====== Extracted information ======
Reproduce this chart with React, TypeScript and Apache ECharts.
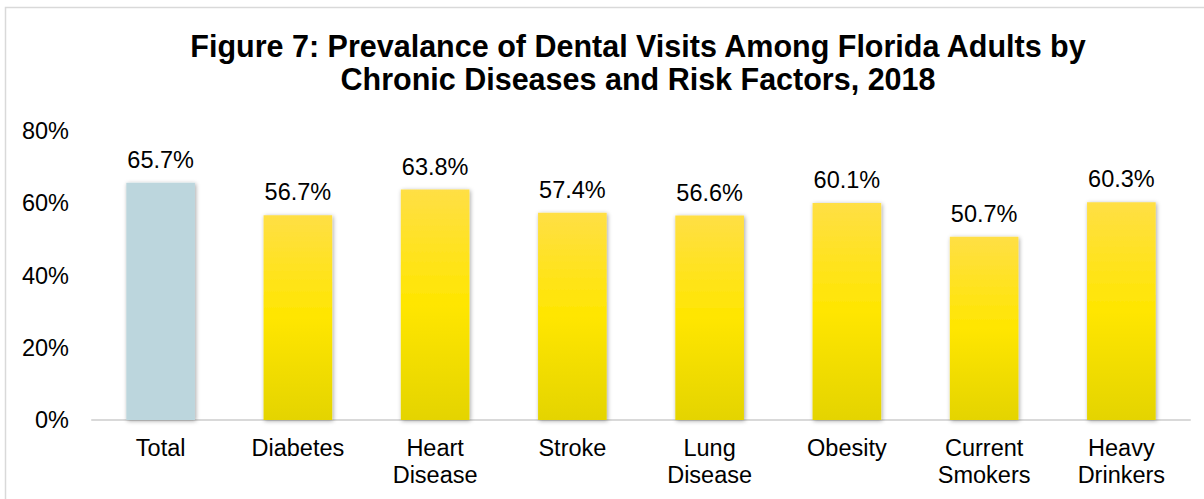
import React, { useEffect, useRef } from "react";
import * as echarts from "echarts";

const categories = ["Total", "Diabetes", "Heart\nDisease", "Stroke", "Lung\nDisease", "Obesity", "Current\nSmokers", "Heavy\nDrinkers"];
const values = [65.7, 56.7, 63.8, 57.4, 56.6, 60.1, 50.7, 60.3];
const yTicks = { min: 0, max: 80, interval: 20 };
const titleText = "Figure 7: Prevalance of Dental Visits Among Florida Adults by\nChronic Diseases and Risk Factors, 2018";

const FONT = "'Liberation Sans', Arial, Helvetica, sans-serif";

export default function App() {
  const ref = useRef<HTMLDivElement>(null);
  useEffect(() => {
    if (!ref.current) return;
    const chart = echarts.init(ref.current, null, { renderer: "svg" });
    const yellow = new echarts.graphic.LinearGradient(0, 0, 0, 1, [
      { offset: 0, color: "#FFDF45" },
      { offset: 0.5, color: "#FFE600" },
      { offset: 1, color: "#E4D400" },
    ]);
    const data = values.map((v, i) => ({
      value: v,
      itemStyle: { color: i === 0 ? "#BCD6DD" : yellow },
    }));
    chart.setOption({
      animation: false,
      backgroundColor: "#ffffff",
      textStyle: { fontFamily: FONT },
      title: {
        text: titleText,
        left: 633,
        top: 24,
        textAlign: "center",
        textStyle: { fontFamily: FONT, fontSize: 30.5, fontWeight: "bold", color: "#000", lineHeight: 33 },
      },
      graphic: [
        {
          type: "rect",
          shape: { x: 5.5, y: 7.5, width: 1210, height: 500 },
          style: { fill: "none", stroke: "#d9d9d9", lineWidth: 1.5 },
          silent: true,
        },
      ],
      grid: { left: 92, right: 14, top: 131, bottom: 79, containLabel: false },
      xAxis: {
        type: "category",
        data: categories,
        axisLine: { show: true, lineStyle: { color: "#d9d9d9", width: 2 } },
        axisTick: { show: false },
        axisLabel: { color: "#000", fontSize: 23.5, fontFamily: FONT, margin: 14, lineHeight: 27, interval: 0 },
      },
      yAxis: {
        type: "value",
        min: yTicks.min,
        max: yTicks.max,
        interval: yTicks.interval,
        splitLine: { show: false },
        axisLine: { show: false },
        axisTick: { show: false },
        axisLabel: { color: "#000", fontSize: 23.5, fontFamily: FONT, margin: 23, formatter: "{value}%" },
      },
      series: [
        {
          type: "bar",
          data,
          barWidth: "50%",
          itemStyle: {
            shadowBlur: 4,
            shadowColor: "rgba(0,0,0,0.35)",
            shadowOffsetX: 1,
            shadowOffsetY: 1,
          },
          label: {
            show: true,
            position: "top",
            distance: 11,
            color: "#000",
            fontSize: 23.5,
            fontFamily: FONT,
            formatter: (p: any) => p.value.toFixed(1) + "%",
          },
        },
      ],
    });
    return () => chart.dispose();
  }, []);
  return (
    <div
      ref={ref}
      style={{ position: "fixed", left: 0, top: 0, width: 1204, height: 499 }}
    />
  );
}
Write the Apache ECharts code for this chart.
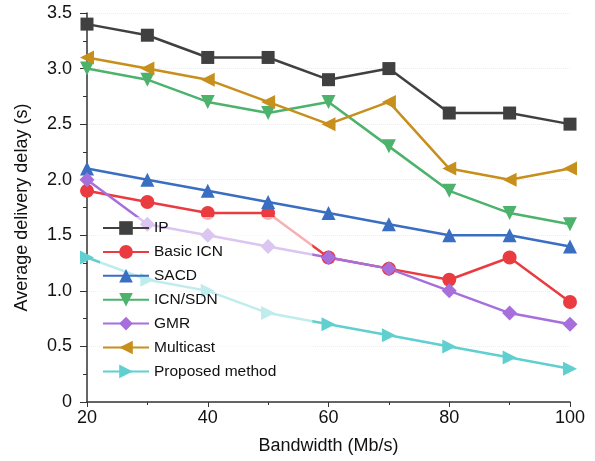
<!DOCTYPE html>
<html>
<head>
<meta charset="utf-8">
<script src="https://cdn.jsdelivr.net/npm/echarts@6/dist/echarts.min.js"></script>
<style>
  html, body { margin: 0; padding: 0; background: #fff; }
  #chart { width: 595px; height: 461px; }
</style>
</head>
<body>
<div id="chart"></div>
<script>
var bandwidth = [20, 30, 40, 50, 60, 70, 80, 90, 100];
var seriesNames = ['IP', 'Basic ICN', 'SACD', 'ICN/SDN', 'GMR', 'Multicast', 'Proposed method'];
var ipDelay = [3.4, 3.3, 3.1, 3.1, 2.9, 3.0, 2.6, 2.6, 2.5];
var basicIcnDelay = [1.9, 1.8, 1.7, 1.7, 1.3, 1.2, 1.1, 1.3, 0.9];
var sacdDelay = [2.1, 2.0, 1.9, 1.8, 1.7, 1.6, 1.5, 1.5, 1.4];
var icnSdnDelay = [3.0, 2.9, 2.7, 2.6, 2.7, 2.3, 1.9, 1.7, 1.6];
var gmrDelay = [2.0, 1.6, 1.5, 1.4, 1.3, 1.2, 1.0, 0.8, 0.7];
var multicastDelay = [3.1, 3.0, 2.9, 2.7, 2.5, 2.7, 2.1, 2.0, 2.1];
var proposedDelay = [1.3, 1.1, 1.0, 0.8, 0.7, 0.6, 0.5, 0.4, 0.3];

var allValues = [ipDelay, basicIcnDelay, sacdDelay, icnSdnDelay, gmrDelay, multicastDelay, proposedDelay];
var colors = ['#404040', '#ea3b40', '#3a6ec2', '#4cb26c', '#a66fdc', '#c78f1c', '#5fd0cf'];
var symbols = ['rect', 'circle', 'triangle', 'triangle', 'diamond', 'triangle', 'triangle'];
var rotations = [0, 0, 0, 180, 0, 90, -90];
var sizes = [13, 14, 14, 14, 15, 14, 14];

function pairs(values) {
  var out = [];
  for (var i = 0; i < values.length; i++) {
    out.push([bandwidth[i], values[i]]);
  }
  return out;
}

var series = [];
for (var i = 0; i < seriesNames.length; i++) {
  series.push({
    name: seriesNames[i],
    type: 'line',
    data: pairs(allValues[i]),
    symbol: symbols[i],
    symbolRotate: rotations[i],
    symbolSize: sizes[i],
    lineStyle: { color: colors[i], width: 2.5 },
    itemStyle: { color: colors[i] },
    z: 2
  });
}

var font = 'Liberation Sans, Arial, sans-serif';
var nameText = { color: '#111', fontSize: 18, fontFamily: font };

var option = {
  animation: false,
  backgroundColor: '#fff',
  grid: { left: 87, right: 25, top: 13, bottom: 59 },
  legend: {
    orient: 'vertical',
    left: 100,
    top: 217,
    padding: [3, 36, 3, 2],
    itemWidth: 46,
    itemHeight: 17,
    itemGap: 7.9,
    backgroundColor: 'rgba(255,255,255,0.6)',
    z: 6,
    textStyle: { fontSize: 15.5, color: '#111', fontFamily: font },
    data: seriesNames
  },
  xAxis: {
    type: 'value',
    min: 20,
    max: 100,
    interval: 20,
    name: 'Bandwidth (Mb/s)',
    nameLocation: 'middle',
    nameGap: 35,
    nameTextStyle: nameText,
    axisLine: { lineStyle: { color: '#333', width: 1.5 } },
    axisTick: { length: 5, lineStyle: { color: '#333' } },
    minorTick: { show: true, splitNumber: 2, length: 3, lineStyle: { color: '#333' } },
    axisLabel: { color: '#111', fontSize: 18, fontFamily: font, margin: 7 },
    splitLine: { show: false }
  },
  yAxis: {
    type: 'value',
    min: 0,
    max: 3.5,
    interval: 0.5,
    name: 'Average delivery delay (s)',
    nameLocation: 'middle',
    nameGap: 56,
    nameTextStyle: nameText,
    axisLine: { show: true, lineStyle: { color: '#333', width: 1.5 } },
    axisTick: { show: true, length: 7, lineStyle: { color: '#333' } },
    minorTick: { show: true, splitNumber: 2, length: 4, lineStyle: { color: '#333' } },
    axisLabel: {
      color: '#111', fontSize: 18, fontFamily: font, margin: 15,
      formatter: function (v) { return v === 0 ? '0' : v.toFixed(1); }
    },
    splitLine: { show: true, lineStyle: { color: '#ececec', type: 'dotted', width: 1 } }
  },
  series: series
};

var chart = echarts.init(document.getElementById('chart'));
chart.setOption(option);
</script>
</body>
</html>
======
Request: Copy exactly the lines from the first line of the records above through the line with "import * as", both included, and nothing else. Pictures stay out.

Complete response:
Reproduce this chart with React, TypeScript and Apache ECharts.
import React, { useEffect, useRef } from "react";
import * as echarts from "echarts";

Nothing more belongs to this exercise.